What Real Estate 1031 Exchange Rules Must I Follow?



Rule 1: Like-Kind Property
To qualify as a 1031 exchange, the property being sold and the property being acquired must be “like-kind.

Rule 2: Investment or Business Property Only

A 1031 exchange is only applicable for Investment or business property, not personal property. In other words, you can’t swap one primary residence for another.

Rule 3: Greater or Equal Value

In order to completely avoid paying any taxes upon the sale of your property, the IRS requires the net market value and equity of the property purchased must be the same as, or greater than the property sold.  

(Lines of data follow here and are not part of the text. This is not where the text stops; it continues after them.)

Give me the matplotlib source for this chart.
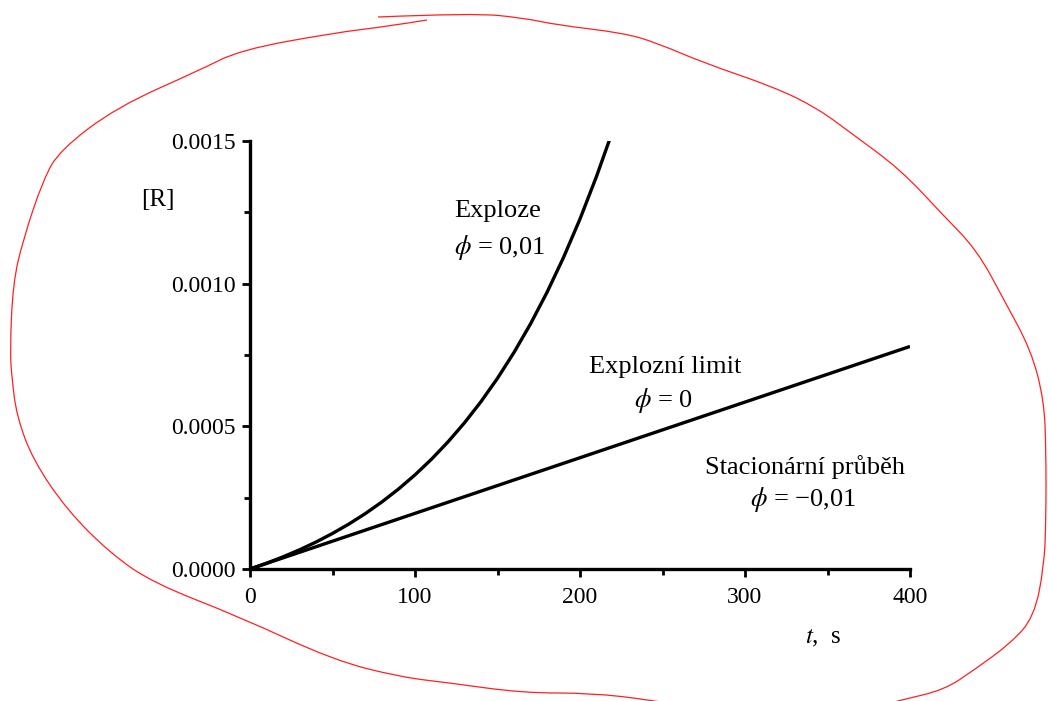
import matplotlib.pyplot as plt
from matplotlib.path import Path
from matplotlib.patches import PathPatch
from matplotlib.ticker import MultipleLocator

plt.rcParams['font.family'] = ['Liberation Serif', 'DejaVu Serif']
plt.rcParams['mathtext.fontset'] = 'stix'

# curve for phi = 0.01
t_expl = [0, 10, 20, 30, 40, 50, 60, 70, 80, 90, 100, 110, 120, 130, 140,
          150, 160, 170, 180, 190, 200, 210, 218]
r_expl = [0.0, 2.02e-5, 4.25e-5, 6.72e-5, 9.44e-5, 1.246e-4, 1.578e-4,
          1.946e-4, 2.353e-4, 2.802e-4, 3.299e-4, 3.848e-4, 4.455e-4,
          5.125e-4, 5.866e-4, 6.685e-4, 7.590e-4, 8.590e-4, 9.695e-4,
          1.0917e-3, 1.2267e-3, 1.3759e-3, 1.506e-3]

# straight line for phi = 0
t_limit = [0, 400]
r_limit = [0.0, 0.00078]

x_ticks = [0, 100, 200, 300, 400]
y_ticks = [0.0, 0.0005, 0.0010, 0.0015]
y_ticklabels = ['0.0000', '0.0005', '0.0010', '0.0015']

# red hand-drawn loop over the scan, in image pixels
red_left = [(427, 20), (390, 26), (333, 33), (240, 50), (200, 70), (117, 107),
            (60, 150), (43, 180), (23, 240), (13, 283), (10, 350), (12, 380),
            (17, 417), (33, 460), (67, 510), (110, 553), (153, 583), (240, 617),
            (333, 660), (400, 677), (450, 683), (523, 693), (591, 693),
            (651, 700), (680, 706)]
red_right = [(378, 17), (473, 13), (524, 18), (557, 25), (624, 33), (657, 43),
             (704, 63), (774, 87), (817, 108), (851, 133), (901, 170),
             (941, 213), (977, 250), (1004, 300), (1031, 350), (1044, 400),
             (1046, 450), (1046, 520), (1044, 567), (1034, 617), (1011, 643),
             (974, 670), (944, 690), (901, 700), (880, 706)]

W, H = 1048, 701
fig = plt.figure(figsize=(W / 100, H / 100), dpi=100)
ax = fig.add_axes([250 / W, 1 - 569 / H, 660 / W, 428 / H])

ax.plot(t_expl, r_expl, color='black', lw=2.4, solid_capstyle='butt')
ax.plot(t_limit, r_limit, color='black', lw=2.4, solid_capstyle='butt')

ax.set_xlim(0, 400)
ax.set_ylim(0, 0.0015)
ax.set_xticks(x_ticks)
ax.set_yticks(y_ticks)
ax.set_yticklabels(y_ticklabels)
ax.xaxis.set_minor_locator(MultipleLocator(50))
ax.yaxis.set_minor_locator(MultipleLocator(0.00025))
ax.tick_params(which='major', direction='out', length=6, width=2,
               labelsize=17, color='black')
ax.tick_params(axis='x', which='major', pad=7)
ax.tick_params(axis='y', which='major', pad=4)
ax.tick_params(which='minor', direction='out', length=4, width=2)

for side in ['top', 'right']:
    ax.spines[side].set_visible(False)
for side in ['left', 'bottom']:
    ax.spines[side].set_linewidth(2.4)
ax.patch.set_visible(False)


def px_text(x, y, s, size=19):
    fig.text(x / W, 1 - y / H, s, ha='center', va='center', fontsize=size)


px_text(158, 200, '[R]', 18)
px_text(823, 638, r'$t$,  s', 18)
px_text(498, 211, 'Exploze')
px_text(500, 247, r'$\phi$ = 0,01')
px_text(665, 367, 'Explozní limit')
px_text(663, 401, r'$\phi$ = 0')
px_text(805, 467, 'Stacionární průběh')
px_text(803, 500, r'$\phi$ = −0,01')


# pen stroke: quadratic pieces through the midpoints, so it looks hand drawn
def pen_path(pts):
    p = [(x / W, 1 - y / H) for x, y in pts]
    verts = [p[0]]
    codes = [Path.MOVETO]
    for i in range(1, len(p) - 1):
        mid = ((p[i][0] + p[i + 1][0]) / 2, (p[i][1] + p[i + 1][1]) / 2)
        verts += [p[i], mid]
        codes += [Path.CURVE3, Path.CURVE3]
    verts.append(p[-1])
    codes.append(Path.LINETO)
    return Path(verts, codes)


for pts in (red_left, red_right):
    fig.add_artist(PathPatch(pen_path(pts), facecolor='none',
                             edgecolor='#ff2020', lw=0.9,
                             transform=fig.transFigure))

fig.savefig('out.png', dpi=100)
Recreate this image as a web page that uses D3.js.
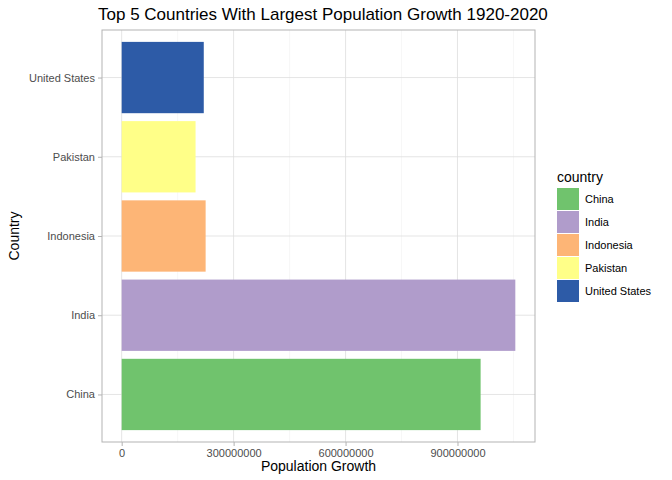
<!DOCTYPE html>
<html>
<head>
<meta charset="utf-8">
<script src="https://cdn.jsdelivr.net/npm/d3@7"></script>
<style>
  body { margin: 0; background: #fff; }
  text { font-family: "Liberation Sans", Arial, sans-serif; }
</style>
</head>
<body>
<script>
var countries = ["China", "India", "Indonesia", "Pakistan", "United States"];
var growth = [962000000, 1055000000, 225000000, 198000000, 220000000];
var colors = ["#70c36d", "#b09ccb", "#fdb576", "#ffff88", "#2d5ba7"];
var xTicks = [0, 300000000, 600000000, 900000000];
var xMinor = [150000000, 450000000, 750000000, 1050000000];

var width = 672, height = 480;
var panel = { left: 102, right: 535, top: 30, bottom: 442 };

var svg = d3.select("body").append("svg")
  .attr("width", width)
  .attr("height", height);

var maxV = d3.max(growth);
var x = d3.scaleLinear()
  .domain([-0.05 * maxV, 1.05 * maxV])
  .range([panel.left, panel.right]);

// discrete positions like ggplot: 1..n with 0.6 expansion
var yPos = d3.scaleLinear()
  .domain([0.4, countries.length + 0.6])
  .range([panel.bottom, panel.top]);
var cy = function(d) { return yPos(countries.indexOf(d) + 1); };
var barH = yPos(0) - yPos(0.9);

var g = svg.append("g");
g.selectAll(".minor").data(xMinor).enter().append("line")
  .attr("x1", d => x(d)).attr("x2", d => x(d))
  .attr("y1", panel.top).attr("y2", panel.bottom)
  .style("stroke", "#f2f2f2").style("stroke-width", 0.6);
g.selectAll(".major").data(xTicks).enter().append("line")
  .attr("x1", d => x(d)).attr("x2", d => x(d))
  .attr("y1", panel.top).attr("y2", panel.bottom)
  .style("stroke", "#dedede").style("stroke-width", 0.8);
g.selectAll(".hmajor").data(countries).enter().append("line")
  .attr("x1", panel.left).attr("x2", panel.right)
  .attr("y1", cy).attr("y2", cy)
  .style("stroke", "#dedede").style("stroke-width", 0.8);

svg.selectAll(".bar").data(countries).enter().append("rect")
  .attr("x", x(0))
  .attr("y", d => cy(d) - barH / 2)
  .attr("width", (d, i) => x(growth[i]) - x(0))
  .attr("height", barH)
  .style("fill", (d, i) => colors[i]);

svg.append("rect")
  .attr("x", panel.left).attr("y", panel.top)
  .attr("width", panel.right - panel.left).attr("height", panel.bottom - panel.top)
  .style("fill", "none").style("stroke", "#b3b3b3").style("stroke-width", 1);

var xAxis = svg.append("g")
  .attr("transform", "translate(0," + panel.bottom + ")")
  .call(d3.axisBottom(x).tickValues(xTicks).tickFormat(d3.format("d")).tickSize(4).tickPadding(3));
var yAxis = svg.append("g")
  .attr("transform", "translate(" + panel.left + ",0)")
  .call(d3.axisLeft(yPos).tickValues(d3.range(1, countries.length + 1))
    .tickFormat(d => countries[d - 1]).tickSize(4).tickPadding(3));
[xAxis, yAxis].forEach(function(a) {
  a.select(".domain").remove();
  a.selectAll(".tick line").style("stroke", "#b3b3b3");
  a.selectAll(".tick text").style("fill", "#4d4d4d").style("font-size", "11px")
    .style("font-family", "Liberation Sans, Arial, sans-serif");
});

svg.append("text").attr("x", (panel.left + panel.right) / 2).attr("y", 471)
  .attr("text-anchor", "middle").style("font-size", "14px").text("Population Growth");
svg.append("text").attr("transform", "translate(19," + (panel.top + panel.bottom) / 2 + ") rotate(-90)")
  .attr("text-anchor", "middle").style("font-size", "14px").text("Country");
svg.append("text").attr("x", 98).attr("y", 20)
  .style("font-size", "17px").text("Top 5 Countries With Largest Population Growth 1920-2020");

var leg = svg.append("g").attr("transform", "translate(557,0)");
leg.append("text").attr("x", 0).attr("y", 182).style("font-size", "14px").text("country");
var items = leg.selectAll(".item").data(countries).enter().append("g")
  .attr("transform", (d, i) => "translate(0," + (188 + i * 23) + ")");
items.append("rect").attr("width", 22).attr("height", 22)
  .style("fill", (d, i) => colors[i]);
items.append("text").attr("x", 28).attr("y", 15).style("font-size", "11px").text(d => d);
</script>
</body>
</html>
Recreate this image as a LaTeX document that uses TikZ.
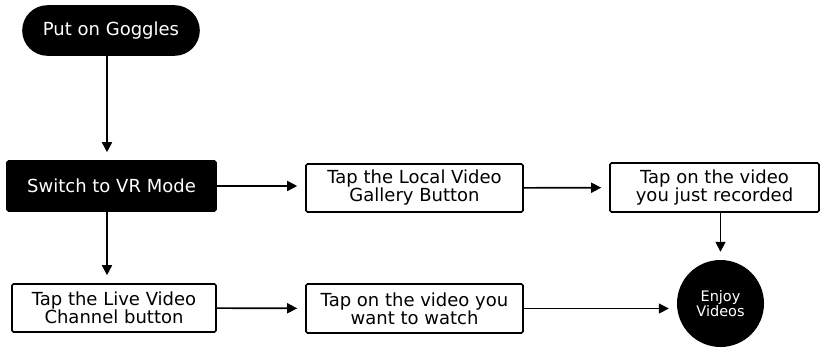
\documentclass[tikz,border=0pt]{standalone}
\usepackage{fontspec}
\setmainfont{DejaVu Sans}
\usepackage{tikz}
\usetikzlibrary{arrows.meta,positioning,shapes.geometric}

\begin{document}
\begin{tikzpicture}[
  x=1pt, y=-1pt,
  font=\fontsize{18}{18}\selectfont,
  box/.style={draw, line width=1.6pt, rounded corners=1.5pt, align=center, inner sep=0pt, minimum height=48pt, fill=white},
  dark/.style={box, fill=black, text=white},
  term/.style={dark, rounded corners=24.5pt, minimum height=49pt},
  endc/.style={circle, fill=black, text=white, align=center, minimum size=87pt, inner sep=0pt, font=\fontsize{14.5}{15.5}\selectfont},
  arr/.style={-{Triangle[length=10pt, width=10pt]}, line width=1.6pt, shorten >=8pt}
]
\useasboundingbox (0,0) rectangle (821,348);
% Start
\node[term, minimum width=176pt] (goggles) at (111,30.5) {Put on Goggles};
\node[dark, minimum width=209pt, minimum height=50pt] (switch) at (111.5,186) {Switch to VR Mode};
\draw[arr] ([xshift=-4pt]goggles.south) -- ([xshift=-4pt]goggles.south |- switch.north);
% Local branch
\node[box, minimum width=217pt] (local) at (414.5,188) {Tap the Local Video\\Gallery Button};
\node[box, minimum width=209pt, minimum height=49pt] (rec) at (714.5,187.5) {Tap on the video\\you just recorded};
\draw[arr] (switch.east) -- (switch.east -| local.west);
\draw[arr] (local) -- (rec);
% Live branch
\node[box, minimum width=204pt] (live) at (114,308) {Tap the Live Video\\Channel button};
\node[box, minimum width=217pt, minimum height=49pt] (watch) at (414.5,308.5) {Tap on the video you\\want to watch};
\draw[arr] ([xshift=-4.5pt]switch.south) -- ([xshift=-4.5pt]switch.south |- live.north);
\draw[arr] (live) -- (watch);
% End
\node[endc] (enjoy) at (720.5,303.5) {Enjoy\\Videos};
\draw[arr] (rec.south -| enjoy.north) -- (enjoy.north);
\draw[arr] (watch.east) -- (watch.east -| enjoy.west);
\end{tikzpicture}
\end{document}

Rule 4: Must Not Receive “Boot”

A Taxpayer Must Not Receive “Boot” in order for the exchange to be completely tax-free. Any boot received is taxable to the extent of gain realized on the exchange.

Rule 5: Same Tax Payer

The tax return, and name appearing on the title of the property being sold, must be the same as the tax return and title holder that buys the new property.

Rule 6: 45 Day Identification Window

The property owner has 45 calendar days, post-closing of the first property, to identify up to three potential properties of like-kind.

Rule 7: 180 Day Purchase Window

It’s necessary that the replacement property be received and the exchange completed no later than 180 days after the sale of the exchanged property OR the due date of the income tax return (with extensions) for the tax year in which the relinquished property was sold, whichever is earlier.